On the morning of September 11, 1973, General Augusto Pinochet led a military coup against the elected government of President Salvador Allende. From a radio studio inside the palace, Allende gave a final address to the country even as Pinochet's forces closed in, his voice steady while air force jets circled and bombed overhead. The military shelled and stormed La Moneda, and Allende died inside the burning building. His body was carried out through Morande 80. The image fused the man, the door, and the fall of Chilean democracy into a single point in the national memory. What had been the citizen's entrance became the place where an elected president left the seat of government for the last time. In the seventeen years of Pinochet's dictatorship that followed — during which more than three thousand Chileans were killed or disappeared and tens of thousands were tortured — the door's meaning only deepened, a quiet wound in the face of the palace.

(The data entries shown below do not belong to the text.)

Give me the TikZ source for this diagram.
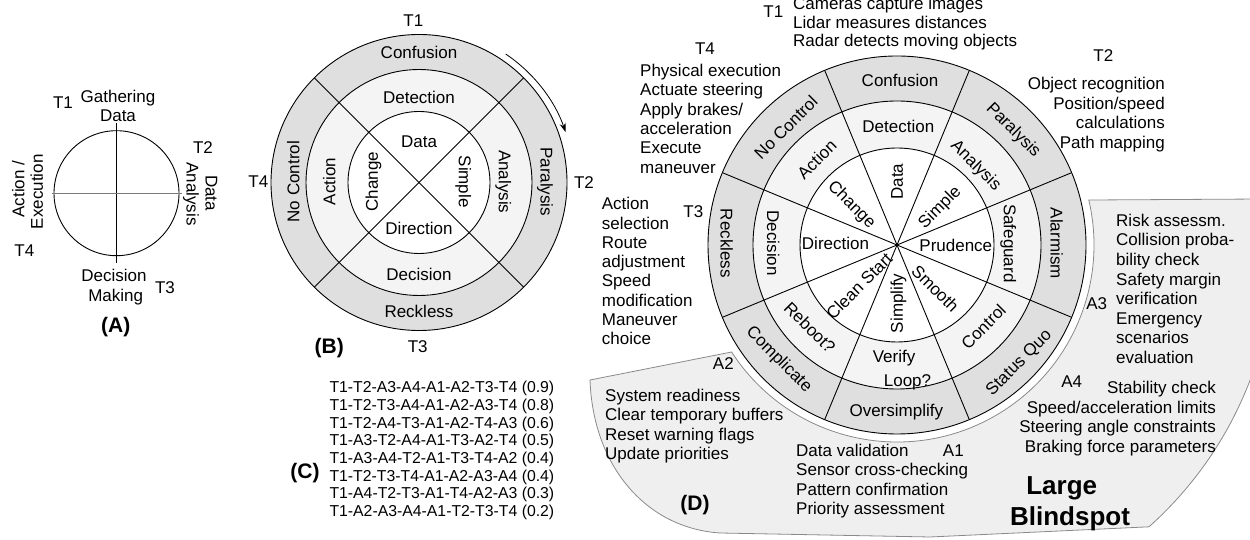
\documentclass[tikz,border=0pt]{standalone}
\usepackage{fontspec}
\setmainfont{Liberation Sans}
\usetikzlibrary{arrows.meta}
\definecolor{ringout}{HTML}{DFDFDF}
\definecolor{ringmid}{HTML}{F4F4F4}
\definecolor{blind}{HTML}{EFEFEF}
\definecolor{blindline}{HTML}{8A8A8A}
\definecolor{axisgray}{HTML}{7A7A7A}
\begin{document}
\begin{tikzpicture}[x=1pt,y=1pt,
  lab/.style={font=\fontsize{17}{20}\selectfont, inner sep=0pt, text height=12.2pt, text depth=0pt},
  blk/.style={font=\fontsize{17}{19.4}\selectfont, inner sep=0pt, align=left},
  blkr/.style={font=\fontsize{17}{19.4}\selectfont, inner sep=0pt, align=right},
  tag/.style={font=\bfseries\fontsize{21}{24}\selectfont, inner sep=0pt, text height=15.3pt, text depth=4.4pt},
  big/.style={font=\bfseries\fontsize{26}{30}\selectfont, inner sep=0pt, text height=18.6pt, text depth=0pt},
  wline/.style={line width=0.9pt},
]
\useasboundingbox (0,0) rectangle (1250,540);

% ================= (A) =================
\coordinate (Ac) at (116.5,346.8);
\draw[wline] (Ac) circle[radius=62.5];
\draw[line width=1pt] ([yshift=70]Ac) -- ([yshift=-70]Ac);
\draw[line width=1.3pt, axisgray] ([xshift=-65]Ac) -- ([xshift=65]Ac);
\node[lab] (At1) at (63,437.7) {T1};
\node[lab] (Ag1) at (118,443.3) {Gathering};
\node[lab] (Ag2) at (118,425) {Data};
\node[lab] (At2) at (203,393) {T2};
\node[lab, rotate=-90] (Ad1) at (211.7,347) {Data};
\node[lab, rotate=-90] (Ad2) at (192.7,346) {Analysis};
\node[lab, rotate=90] (Ax1) at (18.3,351) {Action /};
\node[lab, rotate=90] (Ax2) at (36.7,348.3) {Execution};
\node[lab] (At4) at (24.3,290) {T4};
\node[lab] (Am1) at (114,265) {Decision};
\node[lab] (Am2) at (115.7,245) {Making};
\node[lab] (At3) at (165,252.7) {T3};
\node[tag] (Alab) at (115.7,213.3) {(A)};

% ================= (B) =================
\coordinate (Bc) at (419,357.5);
\fill[ringout] (Bc) circle[radius=148];
\fill[ringmid] (Bc) circle[radius=113];
\fill[white] (Bc) circle[radius=71];
\foreach \r in {148,113,71} \draw[wline] (Bc) circle[radius=\r];
\foreach \a in {45,135,225,315} \draw[wline] (Bc) -- ++(\a:148);
\draw[line width=0.8pt, -{Stealth[length=9pt,width=6pt]}] ([shift={(56:155)}]Bc) arc[start angle=56, end angle=19, radius=155];
\node[lab] (Bt1) at (413.3,520) {T1};
\node[lab] (Bconf) at (419,487.3) {Confusion};
\node[lab] (Bdet) at (419,442.3) {Detection};
\node[lab] (Bdata) at (419,398.3) {Data};
\node[lab] (Bdir) at (419,311.7) {Direction};
\node[lab] (Bdec) at (419,266) {Decision};
\node[lab] (Breck) at (419,228.3) {Reckless};
\node[lab, rotate=90] (Bnoc) at (293.3,358.3) {No Control};
\node[lab, rotate=90] (Bact) at (329.3,358.3) {Action};
\node[lab, rotate=90] (Bchg) at (371.7,358.3) {Change};
\node[lab, rotate=-90] (Bsim) at (465,358.3) {Simple};
\node[lab, rotate=-90] (Bana) at (505,358.3) {Analysis};
\node[lab, rotate=-90] (Bpar) at (546.7,358.3) {Paralysis};
\node[lab] (Bt4) at (258.3,358.3) {T4};
\node[lab] (Bt2) at (584,358) {T2};
\node[lab] (Bt3) at (417.7,193.3) {T3};
\node[tag] (Blab) at (329.3,191.7) {(B)};

% ================= (C) =================
\node[anchor=north west, inner sep=0pt, align=left, font=\fontsize{15.8}{17.7}\selectfont] (Clist) at (329.3,159) {%
T1-T2-A3-A4-A1-A2-T3-T4 (0.9)\\
T1-T2-T3-A4-A1-A2-A3-T4 (0.8)\\
T1-T2-A4-T3-A1-A2-T4-A3 (0.6)\\
T1-A3-T2-A4-A1-T3-A2-T4 (0.5)\\
T1-A3-A4-T2-A1-T3-T4-A2 (0.4)\\
T1-T2-T3-T4-A1-A2-A3-A4 (0.4)\\
T1-A4-T2-T3-A1-T4-A2-A3 (0.3)\\
T1-A2-A3-A4-A1-T2-T3-T4 (0.2)};
\node[tag] (Clab) at (305,67) {(C)};

% ================= (D) =================
\coordinate (Dc) at (897,295);
\begin{scope}
\clip (0,0) rectangle (1250,540);
\draw[blindline, fill=blind, line width=0.8pt]
  (590,160) -- ([shift={(212.9:197)}]Dc)
  arc[start angle=212.9, end angle=373.2, radius=197]
  -- (1262,341) -- (1262,196.5)
  arc[start angle=-15.1, end angle=-48.2, radius=378]
  -- (930,3) -- (720,7)
  .. controls (645,12) and (593,75) .. cycle;
\end{scope}
\fill[ringout] (Dc) circle[radius=189];
\fill[ringmid] (Dc) circle[radius=144];
\fill[white] (Dc) circle[radius=97];
\foreach \r in {189,144,97} \draw[wline] (Dc) circle[radius=\r];
\foreach \a in {22.5,67.5,112.5,157.5,202.5,247.5,292.5,337.5} \draw[wline] (Dc) -- ++(\a:189);

% wheel labels
\node[lab] (Dconf) at (900,460) {Confusion};
\node[lab] (Ddet) at (898.3,413.3) {Detection};
\node[lab, rotate=90] (Ddata) at (896.7,358.3) {Data};
\node[lab, rotate=-45] (Dpar) at (1014.2,410.8) {Paralysis};
\node[lab, rotate=-45] (Dana) at (976.7,375) {Analysis};
\node[lab, rotate=45] (Dsim) at (939,333.3) {Simple};
\node[lab] (Dpru) at (955.8,295) {Prudence};
\node[lab, rotate=-90] (Dsafe) at (1010,296.7) {Safeguard};
\node[lab, rotate=-90] (Dalarm) at (1056.7,296.7) {Alarmism};
\node[lab, rotate=-45] (Dsmooth) at (935.5,251.5) {Smooth};
\node[lab, rotate=45] (Dctrl) at (983.3,213.3) {Control};
\node[lab, rotate=45] (Dsq) at (1018,178) {Status Quo};
\node[lab, rotate=90] (Dsimp) at (896.7,236.7) {Simplify};
\node[lab] (Dver) at (894,183.3) {Verify};
\node[lab] (Dloop) at (907.5,160) {Loop?};
\node[lab] (Dover) at (896.3,130) {Oversimplify};
\node[lab, rotate=45] (Dclean) at (859,254) {Clean Start};
\node[lab] (Ddir) at (835.5,296.7) {Direction};
\node[lab, rotate=-45] (Dchg) at (852.5,336) {Change};
\node[lab, rotate=-45] (Dreb) at (810,212.5) {Reboot?};
\node[lab, rotate=-45] (Dcomp) at (780,181.5) {Complicate};
\node[lab, rotate=-90] (Ddec) at (773.3,296.7) {Decision};
\node[lab, rotate=-90] (Dreck) at (726.7,296.7) {Reckless};
\node[lab, rotate=45] (Dact) at (816.7,380.8) {Action};
\node[lab, rotate=45] (Dnoc) at (785.8,412.5) {No Control};

% outer text blocks
\node[lab] (Dt1) at (773.3,528.3) {T1};
\node[blk, anchor=north west, font=\fontsize{17}{18.4}\selectfont] (Dt1b) at (793,542.8) {Cameras capture images\\Lidar measures distances\\Radar detects moving objects};
\node[lab] (Dt4) at (705,491.7) {T4};
\node[blk, anchor=north west, font=\fontsize{17}{19.34}\selectfont] (Dt4b) at (640,476.1) {Physical execution\\Actuate steering\\Apply brakes/\\acceleration\\Execute\\maneuver};
\node[lab] (Dt2) at (1103.3,485) {T2};
\node[blkr, anchor=north east, font=\fontsize{17}{19.47}\selectfont] (Dt2b) at (1165,462.8) {Object recognition\\Position/speed\hspace*{4.7pt}\\calculations\\Path mapping};
\node[lab] (Dt3) at (693.3,328.3) {T3};
\node[blk, anchor=north west, font=\fontsize{17}{19.29}\selectfont] (Dt3b) at (601.7,342.8) {Action\\selection\\Route\\adjustment\\Speed\\modification\\Maneuver\\choice};
\node[lab] (Da3) at (1096.7,236.7) {A3};
\node[blk, anchor=north west, font=\fontsize{17}{19.53}\selectfont] (Da3b) at (1116,326.1) {Risk assessm.\\Collision proba-\\bility check\\Safety margin\\verification\\Emergency\\scenarios\\evaluation};
\node[lab] (Da4) at (1071.7,158.3) {A4};
\node[blkr, anchor=north east, font=\fontsize{17}{19.57}\selectfont] (Da4b) at (1216,158.8) {Stability check\\Speed/acceleration limits\\Steering angle constraints\\Braking force parameters};
\node[lab] (Da1) at (953.3,90) {A1};
\node[blk, anchor=north west, font=\fontsize{17}{19.43}\selectfont] (Da1b) at (796,96.1) {Data validation\\Sensor cross-checking\\Pattern confirmation\\Priority assessment};
\node[lab] (Da2) at (723.3,176.7) {A2};
\node[blk, anchor=north west, font=\fontsize{17}{19.43}\selectfont] (Da2b) at (605,151.1) {System readiness\\Clear temporary buffers\\Reset warning flags\\Update priorities};
\node[tag] (Dlab) at (695,35) {(D)};
\node[big] (Dlarge) at (1061.7,55) {Large};
\node[big] (Dblind) at (1070,23.3) {Blindspot};
\end{tikzpicture}
\end{document}
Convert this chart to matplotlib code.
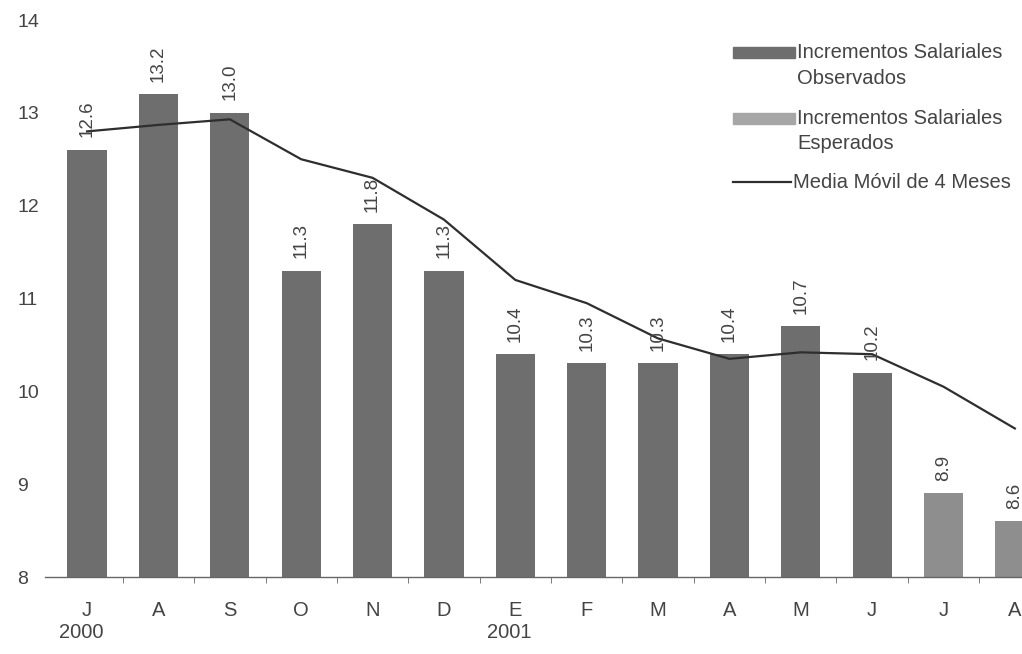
import numpy as np
import matplotlib
matplotlib.use("Agg")
import matplotlib.pyplot as plt
from matplotlib.patches import Rectangle
from matplotlib.lines import Line2D

plt.rcParams['font.family'] = ['Liberation Sans', 'DejaVu Sans']

months = ['J', 'A', 'S', 'O', 'N', 'D', 'E', 'F', 'M', 'A', 'M', 'J', 'J', 'A']
years = {0: '2000', 6: '2001'}
observed = [12.6, 13.2, 13.0, 11.3, 11.8, 11.3, 10.4, 10.3, 10.3, 10.4, 10.7, 10.2, None, None]
expected = [None] * 12 + [8.9, 8.6]
moving_avg = [12.8, 12.87, 12.93, 12.5, 12.3, 11.85, 11.2, 10.95, 10.57, 10.35, 10.42, 10.4, 10.05, 9.6]

W, H = 1022, 654
fig = plt.figure(figsize=(W / 100, H / 100), dpi=100)
ax = fig.add_axes([45 / W, (H - 577) / H, 1 - 45 / W, (577 - 20) / H])

x = np.arange(len(months))
base = 8
obs_x = [i for i, v in enumerate(observed) if v is not None]
obs_v = [v for v in observed if v is not None]
exp_x = [i for i, v in enumerate(expected) if v is not None]
exp_v = [v for v in expected if v is not None]

ax.bar(obs_x, np.array(obs_v) - base, bottom=base, width=0.55, color='#6e6e6e', zorder=2)
ax.bar(exp_x, np.array(exp_v) - base, bottom=base, width=0.55, color='#8e8e8e', zorder=2)
ax.plot(x, moving_avg, color='#2e2e2e', lw=1.6, zorder=3)

for xi, v in zip(obs_x + exp_x, obs_v + exp_v):
    ax.annotate('%.1f' % v, (xi, v), xytext=(0, 9), textcoords='offset points',
                rotation=90, ha='center', va='bottom', fontsize=13.5, color='#444444', zorder=4)

ax.set_ylim(8, 14)
ax.set_xlim(-0.59, 13.1)
ax.set_yticks(range(8, 15))
ax.set_xticks(x)
ax.set_xticklabels(months, fontsize=14.5, color='#444444')
ax.set_xticks(x[:-1] + 0.5, minor=True)
ax.tick_params(axis='x', which='major', length=0, pad=17)
ax.tick_params(axis='x', which='minor', length=4, color='#666666', direction='out')
ax.tick_params(axis='y', length=0, pad=20, labelsize=14, labelcolor='#444444')
for t in ax.get_yticklabels():
    t.set_horizontalalignment('left')

for s in ['top', 'right', 'left']:
    ax.spines[s].set_visible(False)
ax.spines['bottom'].set_color('#666666')
ax.spines['bottom'].set_linewidth(1.0)

for xi, yr in years.items():
    ax.text(xi - 0.08, -0.1, yr, transform=ax.get_xaxis_transform(), ha='center', va='center',
            fontsize=14.5, color='#444444')

# legend drawn by hand to keep swatches aligned with the first text line
def fx(px):
    return px / W

def fy(py):
    return 1 - py / H

fig.patches.append(Rectangle((fx(733), fy(58)), fx(62), 11 / H, transform=fig.transFigure,
                             color='#6e6e6e', figure=fig))
fig.patches.append(Rectangle((fx(733), fy(124)), fx(62), 11 / H, transform=fig.transFigure,
                             color='#a6a6a6', figure=fig))
fig.lines.append(Line2D([fx(733), fx(791)], [fy(182), fy(182)], transform=fig.transFigure,
                        color='#2e2e2e', lw=1.6, figure=fig))
leg_kw = dict(fontsize=14.5, color='#444444', va='center', ha='left')
fig.text(fx(797), fy(53), 'Incrementos Salariales', **leg_kw)
fig.text(fx(797), fy(78), 'Observados', **leg_kw)
fig.text(fx(797), fy(118), 'Incrementos Salariales', **leg_kw)
fig.text(fx(797), fy(143), 'Esperados', **leg_kw)
fig.text(fx(793), fy(182), 'Media Móvil de 4 Meses', **leg_kw)

fig.savefig('out.png', dpi=100)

During the dictatorship's renovations of La Moneda, Morande 80 was sealed shut and left out of the restored plans, as though the building might forget what had happened there. Chile did not forget. After democracy returned, Allende's former supporters adopted the door as a symbol, a place to gather and remember. On September 11, 2003, thirty years to the day after the coup, President Ricardo Lagos had the door rebuilt and restored to the palace wall. He understood that some openings cannot simply be plastered over, that the symbolism was too heavy to deny. The door now opens only on special occasions. In 2023, on the fiftieth anniversary of the coup, a memorial was inaugurated facing Morande 80, and an exhibition displayed the very shoes Allende wore on that last morning, small relics that returned a human scale to a national catastrophe.
Today Morande 80 stands as one of the most charged few square feet in Santiago. It commemorates not only Allende but the thousands of Chileans killed and disappeared by the Pinochet regime in the years that followed, ordinary people whose loss reshaped the country. The door asks nothing dramatic of a visitor, no grand facade, no soaring monument, only attention. Look at it long enough and the plain wood and stone begin to carry their full meaning: a nation's promise broken here, and the slow, deliberate decision, decades later, to remember rather than erase. Few thresholds anywhere hold so much.
Morande 80 is set in the east wall of Palacio de La Moneda at 33.44 S, 70.65 W, in the civic heart of downtown Santiago. From the air the palace reads as a large pale-roofed quadrangle with interior courtyards, flanked by the open ceremonial spaces of Plaza de la Constitucion to the north and Plaza de la Ciudadania to the south. Santiago's main gateway, Arturo Merino Benitez International (ICAO: SCEL), lies roughly 15 miles northwest in Pudahuel; the general-aviation field at Eulogio Sanchez (Tobalaba, ICAO: SCTB) sits to the east. Recommended viewing altitude is 2,000 to 3,000 feet AGL. The downtown core sits in a basin where smog often softens the light, so clear days after rain or wind give the sharpest view.